Le cause storiche e sociali del declino delle competenze

La regressione delle competenze di base in Italia affonda le sue radici in dinamiche storiche, sociali e culturali stratificate. Nel secondo dopoguerra, l'intensa urbanizzazione e il boom economico hanno favorito il passaggio da società rurale a urbana senza riuscire, tuttavia, a diffondere in modo omogeneo la cultura e la scolarizzazione.

L'elevato tasso di abbandono scolastico durante la crescita economica e la mancanza di strategie efficaci per la formazione degli adulti hanno lasciato un'eredità pesante nelle aree meno sviluppate. Anche riforme educative incoerenti e il progressivo impoverimento dei programmi formativi hanno concorso al fenomeno. Criticità aggiuntive emergono dall'insufficiente attenzione ai disturbi dell'apprendimento e alla carenza di investimenti pubblici in educazione, soprattutto a partire dagli anni '90.

Il risultato è un evidente divario tra le richieste della società attuale e le competenze realmente diffuse nella popolazione, con effetti immediati sulle capacità di partecipazione civile e lavorativa.

Le conseguenze dell'analfabetismo funzionale sul lavoro e sull'occupazione

L'insufficienza nelle competenze di base condiziona le possibilità di accesso, permanenza e qualità dell'occupazione. Una parte consistente della forza lavoro svolge attività per le quali il proprio livello di istruzione non trova pieno riconoscimento, come evidenziato dai recenti report internazionali: circa il 30% dei lavoratori nei Paesi avanzati non possiede le abilità indispensabili per la posizione ricoperta.

Le ripercussioni sono molteplici:

  • Una quota di ingegneri, tecnici e laureati è impiegata in mansioni al di sotto della propria qualifica.
  • I lavoratori sovraistruiti percepiscono mediamente stipendi inferiori del 12% rispetto a chi occupa ruoli allineati al proprio profilo professionale.
  • La soddisfazione di vita risulta più bassa di circa 4 punti percentuali tra chi svolge mansioni non adeguate al proprio livello di preparazione.
  • Più spazio per gli over 50 per via della maggiore qualità dell'istruzione ricevuta.
In Italia si registra una preoccupante difficoltà a reperire personale qualificato, mentre molte persone, anche con diploma o laurea, restano relegate a mansioni ripetitive o scarsamente retribuite. Inoltre, l'insufficienza delle competenze digitali acuisce ulteriormente il disallineamento tra formazione ricevuta e necessità reali del mercato del lavoro contemporaneo.

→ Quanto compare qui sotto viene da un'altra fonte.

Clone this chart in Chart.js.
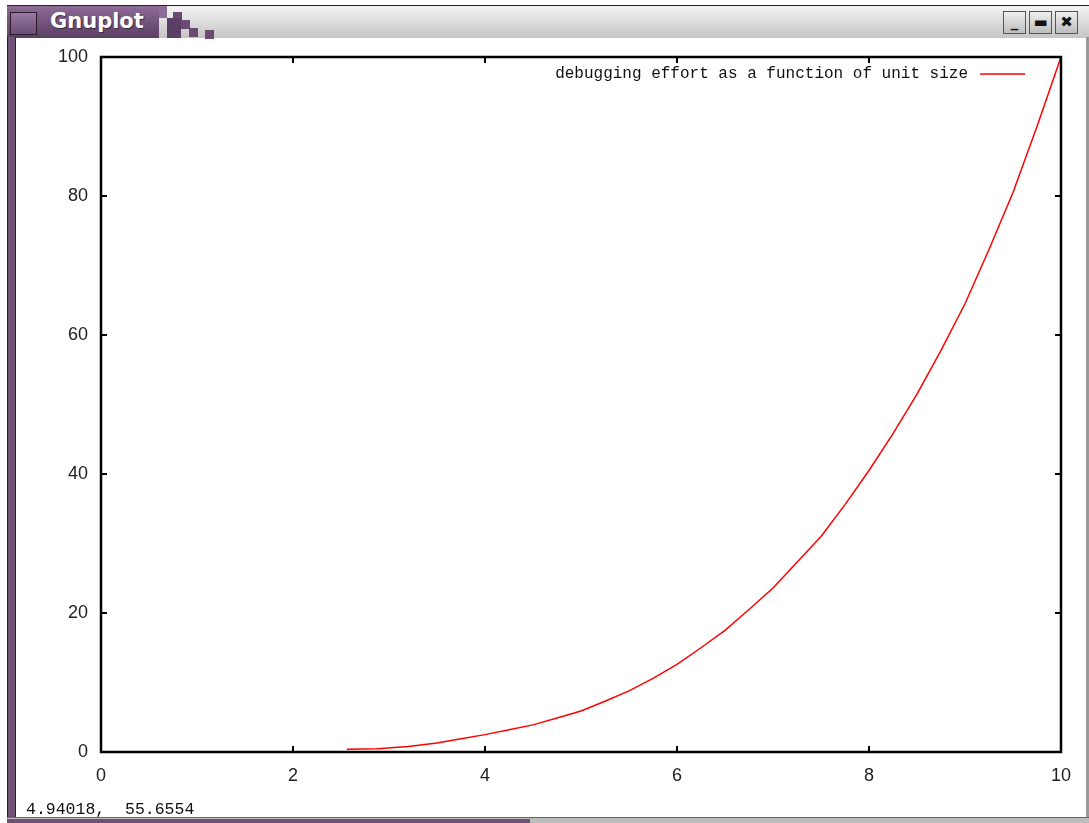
<!DOCTYPE html>
<html>
<head>
<meta charset="utf-8">
<title>Gnuplot</title>
<script src="https://cdn.jsdelivr.net/npm/chart.js@4/dist/chart.umd.min.js"></script>
<style>
    html, body { margin: 0; padding: 0; background: #fff; }
    body { width: 1089px; height: 823px; position: relative; overflow: hidden; }
    .frame { position: absolute; left: 7px; top: 5px; width: 1082px; height: 818px; background: #fff; }
    .titlebar {
        position: absolute; left: 0; top: 0; width: 1082px; height: 33px;
        background: linear-gradient(#f4f4f4, #c4c4c4);
        border-top: 1px solid #222; box-sizing: border-box;
    }
    .titlebar .purple {
        position: absolute; left: 0; top: 0; width: 152px; height: 32px;
        background: linear-gradient(#8d6c96, #5b3e63);
    }
    .titlebar .sq { position: absolute; width: 9px; height: 9px; background: #6a4a72; }
    .titlebar .icon {
        position: absolute; left: 3px; top: 6px; width: 25px; height: 21px;
        border: 1px solid #2a1c2e; background: linear-gradient(#9a7aa3, #6b4c73);
    }
    .titlebar .name {
        position: absolute; left: 43px; top: 3px; color: #fff;
        font: bold 21px "DejaVu Sans", sans-serif; text-shadow: 1px 1px 1px #3a2640;
    }
    .btn {
        position: absolute; top: 5px; width: 23px; height: 23px; box-sizing: border-box;
        border: 1px solid #555; background: linear-gradient(#efefef, #bdbdbd);
        font: bold 15px "DejaVu Sans", sans-serif; color: #111; text-align: center; line-height: 21px;
    }
    .leftborder {
        position: absolute; left: 0; top: 32px; width: 9px; height: 781px;
        background: #6f5077; border-left: 1px solid #222; border-right: 1px solid #222; box-sizing: border-box;
    }
    .rightborder { position: absolute; right: 0; top: 32px; width: 3px; height: 781px; background: #9a9a9a; }
    .bottomborder { position: absolute; left: 0; top: 812px; width: 1082px; height: 6px; background: #bdbdbd; border-top: 1px solid #666; box-sizing: border-box; }
    .bottomborder .purple { position: absolute; left: 0; top: 1px; width: 523px; height: 5px; background: #6f5077; }
    .status {
        position: absolute; left: 26px; top: 800px;
        font: 16.5px "Liberation Mono", monospace; color: #111; white-space: pre;
    }
    .chart-box { position: absolute; left: 16px; top: 38px; width: 1069px; height: 774px; }
</style>
</head>
<body>
<div class="frame">
    <div class="titlebar">
        <div class="purple"></div>
        <div class="sq" style="left:152px;top:0;width:8px;height:12px;background:#8d6c96"></div>
        <div class="sq" style="left:166px;top:6px"></div>
        <div class="sq" style="left:174px;top:14px"></div>
        <div class="sq" style="left:160px;top:12px;width:14px;height:20px;background:#5b3e63"></div>
        <div class="sq" style="left:182px;top:22px"></div>
        <div class="sq" style="left:198px;top:24px"></div>
        <div class="icon"></div>
        <div class="name">Gnuplot</div>
        <div class="btn" style="left:996px">_</div>
        <div class="btn" style="left:1022px">&#9644;</div>
        <div class="btn" style="left:1048px">&#10006;</div>
    </div>
    <div class="leftborder"></div>
    <div class="rightborder"></div>
    <div class="bottomborder"><div class="purple"></div></div>
</div>
<div class="chart-box"><canvas id="plot"></canvas></div>
<div class="status">4.94018,  55.6554</div>

<script>
    "use strict";

    // Data
    var seriesLabel = "debugging effort as a function of unit size";
    var xValues = [2.56, 2.88, 3.2, 3.5, 3.75, 4, 4.25, 4.5, 4.75, 5, 5.25, 5.5, 5.75, 6, 6.25,
                   6.5, 6.75, 7, 7.25, 7.5, 7.75, 8, 8.25, 8.5, 8.75, 9, 9.25, 9.5, 9.75, 10];
    var yValues = [0.4, 0.45, 0.8, 1.3, 1.9, 2.5, 3.2, 3.9, 4.9, 5.9, 7.3, 8.8, 10.6, 12.6, 15,
                   17.5, 20.5, 23.6, 27.3, 31, 35.6, 40.5, 45.8, 51.5, 57.8, 64.5, 72.3, 80.5, 90, 100];
    var xTicks = [0, 2, 4, 6, 8, 10];
    var yTicks = [0, 20, 40, 60, 80, 100];

    var points = xValues.map(function (x, i) {
        return { x: x, y: yValues[i] };
    });

    // Gnuplot-style border, inward mirror ticks and key
    var gnuplotFrame = {
        id: "gnuplotFrame",
        afterDraw: function (chart) {
            var ctx = chart.ctx;
            var a = chart.chartArea;
            var xs = chart.scales.x;
            var ys = chart.scales.y;
            var tick = 6;

            ctx.save();
            ctx.strokeStyle = "#000";
            ctx.lineWidth = 2;
            ctx.beginPath();
            xTicks.forEach(function (v) {
                var px = Math.round(xs.getPixelForValue(v));
                ctx.moveTo(px, a.bottom);
                ctx.lineTo(px, a.bottom - tick);
                ctx.moveTo(px, a.top);
                ctx.lineTo(px, a.top + tick);
            });
            yTicks.forEach(function (v) {
                var py = Math.round(ys.getPixelForValue(v));
                ctx.moveTo(a.left, py);
                ctx.lineTo(a.left + tick, py);
                ctx.moveTo(a.right, py);
                ctx.lineTo(a.right - tick, py);
            });
            ctx.stroke();

            ctx.lineWidth = 2.5;
            ctx.strokeRect(a.left, a.top, a.right - a.left, a.bottom - a.top);

            // key
            var ds = chart.data.datasets[0];
            var keyY = a.top + 17;
            var lineEnd = a.right - 36;
            var lineStart = lineEnd - 45;
            ctx.font = '16px "Liberation Mono", monospace';
            ctx.fillStyle = "#111";
            ctx.textAlign = "right";
            ctx.textBaseline = "middle";
            ctx.fillText(ds.label, lineStart - 12, keyY);
            ctx.strokeStyle = ds.borderColor;
            ctx.lineWidth = 1.5;
            ctx.beginPath();
            ctx.moveTo(lineStart, keyY);
            ctx.lineTo(lineEnd, keyY);
            ctx.stroke();
            ctx.restore();
        }
    };

    var ctx = document.getElementById("plot").getContext("2d");
    var myChart = new Chart(ctx, {
        type: "line",
        data: {
            datasets: [{
                label: seriesLabel,
                data: points,
                borderColor: "#ff0000",
                borderWidth: 1.5,
                pointRadius: 0,
                tension: 0,
                fill: false
            }]
        },
        options: {
            responsive: true,
            maintainAspectRatio: false,
            animation: false,
            layout: {
                padding: { top: 19, right: 24, left: 0, bottom: 0 }
            },
            plugins: {
                legend: { display: false },
                tooltip: { enabled: false }
            },
            scales: {
                x: {
                    type: "linear",
                    min: 0,
                    max: 10,
                    grid: { display: false, drawTicks: false },
                    border: { display: false },
                    afterBuildTicks: function (scale) {
                        scale.ticks = xTicks.map(function (v) { return { value: v }; });
                    },
                    afterFit: function (scale) { scale.height = 60; },
                    ticks: {
                        padding: 13,
                        maxRotation: 0,
                        color: "#222",
                        font: { family: "Liberation Sans", size: 18 }
                    }
                },
                y: {
                    type: "linear",
                    min: 0,
                    max: 100,
                    grid: { display: false, drawTicks: false },
                    border: { display: false },
                    afterBuildTicks: function (scale) {
                        scale.ticks = yTicks.map(function (v) { return { value: v }; });
                    },
                    afterFit: function (scale) {
                        scale.width = 85;
                        // the label padding would otherwise be added above the top tick
                        scale.paddingTop = 0;
                        scale.paddingBottom = 0;
                    },
                    ticks: {
                        padding: 13,
                        color: "#222",
                        font: { family: "Liberation Sans", size: 18 }
                    }
                }
            }
        },
        plugins: [gnuplotFrame]
    });
</script>
</body>
</html>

Le differenze tra generazioni, territori e background socio-economici

L'analisi mette in luce profonde disparità tra le varie generazioni, tra territori e tra persone appartenenti a differenti contesti socioeconomici:

  • Gli adulti più anziani (55-65 anni) ottengono punteggi inferiori alle fasce di età più giovani (25-34 anni), segno di una scarsa qualità dell'istruzione ricevuta in passato e di una perdita delle competenze acquisite.
  • Le diseguaglianze territoriali sono accentuate tra Nord e Sud Italia, con le regioni meridionali che registrano risultati ancora più distanti dalla media europea.
  • Gli adulti nati all'estero mostrano difficoltà maggiori, mentre differenze di genere risultano trascurabili tranne che nel numeracy, dove gli uomini presentano risultati leggermente migliori.
Il background culturale e il livello di istruzione della famiglia costituiscono fattori decisivi per un percorso formativo di successo: chi proviene da contesti svantaggiati ha minori probabilità di acquisire e mantenere buoni livelli di competenza nel tempo.

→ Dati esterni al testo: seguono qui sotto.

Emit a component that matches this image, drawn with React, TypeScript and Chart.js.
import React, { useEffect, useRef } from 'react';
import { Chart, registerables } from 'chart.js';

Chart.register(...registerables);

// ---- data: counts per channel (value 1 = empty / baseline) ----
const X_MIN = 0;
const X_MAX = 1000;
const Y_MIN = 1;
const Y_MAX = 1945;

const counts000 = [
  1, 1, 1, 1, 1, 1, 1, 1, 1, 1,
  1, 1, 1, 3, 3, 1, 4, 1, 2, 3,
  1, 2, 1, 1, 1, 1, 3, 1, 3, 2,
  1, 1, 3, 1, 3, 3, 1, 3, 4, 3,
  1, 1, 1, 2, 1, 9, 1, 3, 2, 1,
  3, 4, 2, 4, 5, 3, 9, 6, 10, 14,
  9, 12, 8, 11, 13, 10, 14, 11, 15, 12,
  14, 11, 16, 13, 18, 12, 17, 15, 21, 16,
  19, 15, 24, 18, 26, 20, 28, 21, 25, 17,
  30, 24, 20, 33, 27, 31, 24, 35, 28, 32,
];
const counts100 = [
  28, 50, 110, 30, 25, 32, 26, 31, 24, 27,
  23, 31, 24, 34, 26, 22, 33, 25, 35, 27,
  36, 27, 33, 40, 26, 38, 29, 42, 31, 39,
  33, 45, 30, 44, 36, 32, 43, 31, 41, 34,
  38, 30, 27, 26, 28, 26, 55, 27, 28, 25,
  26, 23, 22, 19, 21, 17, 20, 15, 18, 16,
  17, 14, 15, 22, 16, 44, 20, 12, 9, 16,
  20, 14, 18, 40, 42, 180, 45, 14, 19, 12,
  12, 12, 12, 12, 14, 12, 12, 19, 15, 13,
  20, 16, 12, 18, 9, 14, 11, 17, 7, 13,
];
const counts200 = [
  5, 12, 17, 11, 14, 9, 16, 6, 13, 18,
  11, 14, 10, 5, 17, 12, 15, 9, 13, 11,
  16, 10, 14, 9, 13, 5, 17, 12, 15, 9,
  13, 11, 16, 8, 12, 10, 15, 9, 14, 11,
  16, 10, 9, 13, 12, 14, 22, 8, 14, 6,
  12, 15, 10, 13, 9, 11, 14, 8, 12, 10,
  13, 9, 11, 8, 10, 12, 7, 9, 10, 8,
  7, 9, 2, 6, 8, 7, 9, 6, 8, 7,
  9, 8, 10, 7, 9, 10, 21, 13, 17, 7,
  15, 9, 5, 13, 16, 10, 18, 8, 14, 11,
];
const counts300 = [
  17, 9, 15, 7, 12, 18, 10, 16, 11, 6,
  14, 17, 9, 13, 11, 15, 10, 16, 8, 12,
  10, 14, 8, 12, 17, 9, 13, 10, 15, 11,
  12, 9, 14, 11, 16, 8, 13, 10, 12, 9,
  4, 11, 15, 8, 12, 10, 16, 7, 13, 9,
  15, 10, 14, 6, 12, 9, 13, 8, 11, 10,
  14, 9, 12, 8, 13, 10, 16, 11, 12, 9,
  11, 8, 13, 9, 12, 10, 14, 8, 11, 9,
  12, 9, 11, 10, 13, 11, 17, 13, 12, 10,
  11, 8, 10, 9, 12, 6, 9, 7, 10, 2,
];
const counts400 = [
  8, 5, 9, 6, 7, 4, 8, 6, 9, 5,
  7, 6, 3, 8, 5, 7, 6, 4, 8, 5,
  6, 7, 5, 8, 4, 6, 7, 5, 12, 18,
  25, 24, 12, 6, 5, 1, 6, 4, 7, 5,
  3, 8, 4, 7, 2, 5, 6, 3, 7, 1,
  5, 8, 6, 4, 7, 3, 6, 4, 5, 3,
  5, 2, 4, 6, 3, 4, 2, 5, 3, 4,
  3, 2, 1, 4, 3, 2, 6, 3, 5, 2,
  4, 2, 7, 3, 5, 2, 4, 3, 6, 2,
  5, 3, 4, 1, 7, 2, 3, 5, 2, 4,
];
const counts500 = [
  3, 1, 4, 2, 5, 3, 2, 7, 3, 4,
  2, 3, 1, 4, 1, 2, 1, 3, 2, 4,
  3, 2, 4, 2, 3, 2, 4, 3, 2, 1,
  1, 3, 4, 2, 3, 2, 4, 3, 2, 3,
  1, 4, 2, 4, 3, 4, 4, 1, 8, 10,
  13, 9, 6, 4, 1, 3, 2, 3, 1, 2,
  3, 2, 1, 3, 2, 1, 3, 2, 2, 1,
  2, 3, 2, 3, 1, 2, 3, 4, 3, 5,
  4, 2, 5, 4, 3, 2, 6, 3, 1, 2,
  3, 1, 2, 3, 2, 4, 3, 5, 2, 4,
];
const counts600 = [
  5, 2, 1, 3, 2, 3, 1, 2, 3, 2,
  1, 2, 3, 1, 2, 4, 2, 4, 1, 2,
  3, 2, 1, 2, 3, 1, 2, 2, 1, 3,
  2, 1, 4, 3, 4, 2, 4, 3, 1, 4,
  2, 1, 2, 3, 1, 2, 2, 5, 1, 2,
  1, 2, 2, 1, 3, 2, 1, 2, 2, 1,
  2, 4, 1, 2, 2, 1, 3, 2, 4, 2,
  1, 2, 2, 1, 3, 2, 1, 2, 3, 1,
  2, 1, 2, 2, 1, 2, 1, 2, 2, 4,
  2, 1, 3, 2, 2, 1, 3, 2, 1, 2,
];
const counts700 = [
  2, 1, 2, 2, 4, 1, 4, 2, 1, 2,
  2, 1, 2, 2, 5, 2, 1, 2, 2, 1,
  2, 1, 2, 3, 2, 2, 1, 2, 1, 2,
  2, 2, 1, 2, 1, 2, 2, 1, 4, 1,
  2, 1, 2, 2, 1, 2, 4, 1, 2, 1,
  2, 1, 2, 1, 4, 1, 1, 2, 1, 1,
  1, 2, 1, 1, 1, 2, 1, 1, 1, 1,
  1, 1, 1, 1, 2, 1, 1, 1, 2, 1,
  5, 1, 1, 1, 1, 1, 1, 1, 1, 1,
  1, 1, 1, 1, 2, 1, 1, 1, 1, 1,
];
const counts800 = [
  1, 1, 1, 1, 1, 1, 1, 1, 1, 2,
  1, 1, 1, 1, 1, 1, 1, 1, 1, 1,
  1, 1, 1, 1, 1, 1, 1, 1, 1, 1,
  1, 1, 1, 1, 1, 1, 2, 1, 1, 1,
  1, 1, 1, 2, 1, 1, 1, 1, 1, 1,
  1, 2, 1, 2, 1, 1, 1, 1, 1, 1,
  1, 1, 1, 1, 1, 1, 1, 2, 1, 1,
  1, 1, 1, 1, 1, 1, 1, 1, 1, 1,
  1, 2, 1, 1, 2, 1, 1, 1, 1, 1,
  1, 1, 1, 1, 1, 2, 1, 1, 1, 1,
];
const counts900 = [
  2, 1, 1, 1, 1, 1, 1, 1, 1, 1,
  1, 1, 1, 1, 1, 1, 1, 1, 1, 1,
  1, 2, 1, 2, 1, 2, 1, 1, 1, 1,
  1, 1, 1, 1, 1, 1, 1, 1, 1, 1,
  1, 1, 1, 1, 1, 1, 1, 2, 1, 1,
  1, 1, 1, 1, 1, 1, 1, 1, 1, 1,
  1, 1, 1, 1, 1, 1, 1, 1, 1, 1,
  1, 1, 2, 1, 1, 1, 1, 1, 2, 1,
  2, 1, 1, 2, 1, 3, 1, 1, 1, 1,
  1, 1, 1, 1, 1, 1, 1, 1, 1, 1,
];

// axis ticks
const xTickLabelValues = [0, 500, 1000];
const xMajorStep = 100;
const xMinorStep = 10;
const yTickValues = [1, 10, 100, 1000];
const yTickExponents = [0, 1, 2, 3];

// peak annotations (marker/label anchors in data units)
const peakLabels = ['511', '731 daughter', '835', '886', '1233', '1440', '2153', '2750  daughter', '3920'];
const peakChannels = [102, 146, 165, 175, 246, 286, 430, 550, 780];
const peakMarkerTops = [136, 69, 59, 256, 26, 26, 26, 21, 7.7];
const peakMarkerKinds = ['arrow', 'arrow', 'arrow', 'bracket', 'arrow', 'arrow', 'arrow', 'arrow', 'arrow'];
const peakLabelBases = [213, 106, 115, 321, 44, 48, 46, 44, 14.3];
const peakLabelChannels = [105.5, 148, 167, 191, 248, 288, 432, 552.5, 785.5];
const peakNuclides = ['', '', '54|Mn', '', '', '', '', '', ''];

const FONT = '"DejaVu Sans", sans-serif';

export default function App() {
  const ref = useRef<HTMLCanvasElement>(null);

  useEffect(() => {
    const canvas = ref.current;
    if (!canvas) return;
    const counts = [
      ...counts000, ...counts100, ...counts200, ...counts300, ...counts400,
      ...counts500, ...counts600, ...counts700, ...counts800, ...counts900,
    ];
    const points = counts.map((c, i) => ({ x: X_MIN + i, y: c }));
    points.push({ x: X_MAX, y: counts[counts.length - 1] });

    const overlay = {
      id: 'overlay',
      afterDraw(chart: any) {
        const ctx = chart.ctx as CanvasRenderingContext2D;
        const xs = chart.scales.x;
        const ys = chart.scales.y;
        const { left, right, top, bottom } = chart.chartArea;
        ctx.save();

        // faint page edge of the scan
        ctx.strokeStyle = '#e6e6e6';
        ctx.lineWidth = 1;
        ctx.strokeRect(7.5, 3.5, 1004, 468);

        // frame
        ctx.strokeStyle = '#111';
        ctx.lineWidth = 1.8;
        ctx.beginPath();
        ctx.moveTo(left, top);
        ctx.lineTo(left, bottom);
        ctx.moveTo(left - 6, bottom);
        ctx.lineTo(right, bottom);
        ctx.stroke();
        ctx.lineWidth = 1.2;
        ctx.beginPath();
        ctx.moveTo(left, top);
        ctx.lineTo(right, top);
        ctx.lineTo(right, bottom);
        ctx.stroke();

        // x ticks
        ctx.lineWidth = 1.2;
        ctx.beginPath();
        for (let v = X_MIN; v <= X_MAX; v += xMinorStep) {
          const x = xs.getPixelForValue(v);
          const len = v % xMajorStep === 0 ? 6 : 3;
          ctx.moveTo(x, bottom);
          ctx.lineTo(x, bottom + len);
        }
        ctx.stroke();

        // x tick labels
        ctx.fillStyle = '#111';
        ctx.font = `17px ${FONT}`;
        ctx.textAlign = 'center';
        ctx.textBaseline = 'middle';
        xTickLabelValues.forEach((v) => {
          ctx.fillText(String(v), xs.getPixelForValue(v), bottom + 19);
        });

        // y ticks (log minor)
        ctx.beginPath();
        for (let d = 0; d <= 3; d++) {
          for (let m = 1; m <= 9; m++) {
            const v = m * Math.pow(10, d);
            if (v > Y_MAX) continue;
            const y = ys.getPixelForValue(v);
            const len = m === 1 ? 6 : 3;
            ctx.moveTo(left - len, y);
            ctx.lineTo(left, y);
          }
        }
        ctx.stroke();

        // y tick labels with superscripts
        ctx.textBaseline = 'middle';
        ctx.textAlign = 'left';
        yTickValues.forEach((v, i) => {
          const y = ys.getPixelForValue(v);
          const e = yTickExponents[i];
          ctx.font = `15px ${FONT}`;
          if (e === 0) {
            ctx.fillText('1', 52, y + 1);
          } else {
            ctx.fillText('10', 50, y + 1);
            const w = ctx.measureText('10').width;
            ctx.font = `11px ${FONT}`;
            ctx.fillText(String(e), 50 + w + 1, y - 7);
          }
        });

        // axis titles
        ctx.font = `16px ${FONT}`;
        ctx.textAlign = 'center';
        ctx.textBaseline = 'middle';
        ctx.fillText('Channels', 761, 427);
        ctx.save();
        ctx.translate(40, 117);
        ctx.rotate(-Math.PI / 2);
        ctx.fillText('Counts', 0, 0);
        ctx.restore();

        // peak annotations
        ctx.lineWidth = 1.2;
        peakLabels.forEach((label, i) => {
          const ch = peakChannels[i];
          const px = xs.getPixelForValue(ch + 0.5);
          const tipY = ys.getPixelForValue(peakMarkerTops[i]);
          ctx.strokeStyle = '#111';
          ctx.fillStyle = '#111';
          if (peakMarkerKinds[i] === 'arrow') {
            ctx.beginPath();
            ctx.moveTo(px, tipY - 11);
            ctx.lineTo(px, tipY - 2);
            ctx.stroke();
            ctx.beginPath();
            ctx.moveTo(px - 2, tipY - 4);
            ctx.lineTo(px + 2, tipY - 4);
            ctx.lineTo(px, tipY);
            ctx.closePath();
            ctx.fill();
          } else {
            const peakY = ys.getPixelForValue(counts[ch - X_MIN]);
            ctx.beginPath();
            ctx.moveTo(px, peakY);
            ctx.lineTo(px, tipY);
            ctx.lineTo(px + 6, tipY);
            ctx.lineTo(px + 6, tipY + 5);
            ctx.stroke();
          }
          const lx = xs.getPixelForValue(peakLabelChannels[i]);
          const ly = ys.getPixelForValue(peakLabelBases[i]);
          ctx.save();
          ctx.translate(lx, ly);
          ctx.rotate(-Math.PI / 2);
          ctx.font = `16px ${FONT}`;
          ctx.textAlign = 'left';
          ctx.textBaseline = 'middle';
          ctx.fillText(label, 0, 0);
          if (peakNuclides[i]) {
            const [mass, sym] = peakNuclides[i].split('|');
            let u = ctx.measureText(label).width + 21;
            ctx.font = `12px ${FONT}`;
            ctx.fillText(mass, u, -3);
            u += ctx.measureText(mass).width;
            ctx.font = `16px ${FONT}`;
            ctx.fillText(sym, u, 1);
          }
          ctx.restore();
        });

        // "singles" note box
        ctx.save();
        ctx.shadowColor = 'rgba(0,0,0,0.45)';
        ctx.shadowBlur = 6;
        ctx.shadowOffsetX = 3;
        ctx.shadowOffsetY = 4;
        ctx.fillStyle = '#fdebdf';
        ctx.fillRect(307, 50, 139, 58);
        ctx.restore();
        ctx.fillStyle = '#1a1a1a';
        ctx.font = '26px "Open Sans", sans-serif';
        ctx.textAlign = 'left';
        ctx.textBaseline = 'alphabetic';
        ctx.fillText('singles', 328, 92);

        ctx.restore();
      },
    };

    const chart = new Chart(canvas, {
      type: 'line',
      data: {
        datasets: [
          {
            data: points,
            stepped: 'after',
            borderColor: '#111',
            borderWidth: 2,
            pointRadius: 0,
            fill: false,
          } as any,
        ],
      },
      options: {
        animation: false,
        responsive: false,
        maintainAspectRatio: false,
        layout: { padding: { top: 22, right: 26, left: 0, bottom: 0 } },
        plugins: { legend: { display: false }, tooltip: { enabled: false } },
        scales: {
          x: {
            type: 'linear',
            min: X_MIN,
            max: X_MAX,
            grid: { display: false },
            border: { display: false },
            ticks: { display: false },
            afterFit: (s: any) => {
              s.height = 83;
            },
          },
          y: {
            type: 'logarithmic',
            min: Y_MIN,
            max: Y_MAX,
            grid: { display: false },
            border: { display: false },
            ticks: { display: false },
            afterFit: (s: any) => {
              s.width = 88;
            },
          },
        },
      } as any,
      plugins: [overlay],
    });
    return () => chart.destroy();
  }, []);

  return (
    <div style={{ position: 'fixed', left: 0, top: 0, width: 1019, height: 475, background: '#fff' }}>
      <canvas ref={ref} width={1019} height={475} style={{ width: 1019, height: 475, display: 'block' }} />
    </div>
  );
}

La povertà educativa rappresenta uno degli ostacoli più gravi per la crescita socio-economica del Paese, influendo su mobilità sociale, accesso al lavoro e redistribuzione delle opportunità. Recenti analisi stimano che circa il 23,1% della popolazione sia esposta a rischio di esclusione sociale, con oltre un milione di minori in povertà assoluta.

Le condizioni di partenza incidono in misura significativa: laddove mancano investimenti nei servizi scolastici, nell'inclusione dei minori e nella formazione degli adulti, si osservano tassi più elevati di abbandono scolastico e skill mismatch nel mondo del lavoro. Le famiglie con basso livello culturale trasmettono difficoltà che si ripercuotono sulle scelte educative e lavorative dei figli, alimentando un ciclo di svantaggio difficilmente superabile.

La carenza di risorse umane qualificate condiziona la produttività complessiva e riduce il potenziale di crescita. Secondo le stime, il rafforzamento delle competenze diffuso potrebbe generare fino a 48 miliardi di euro aggiuntivi di prodotto interno lordo e ridurre il numero di persone escluse dal mercato del lavoro.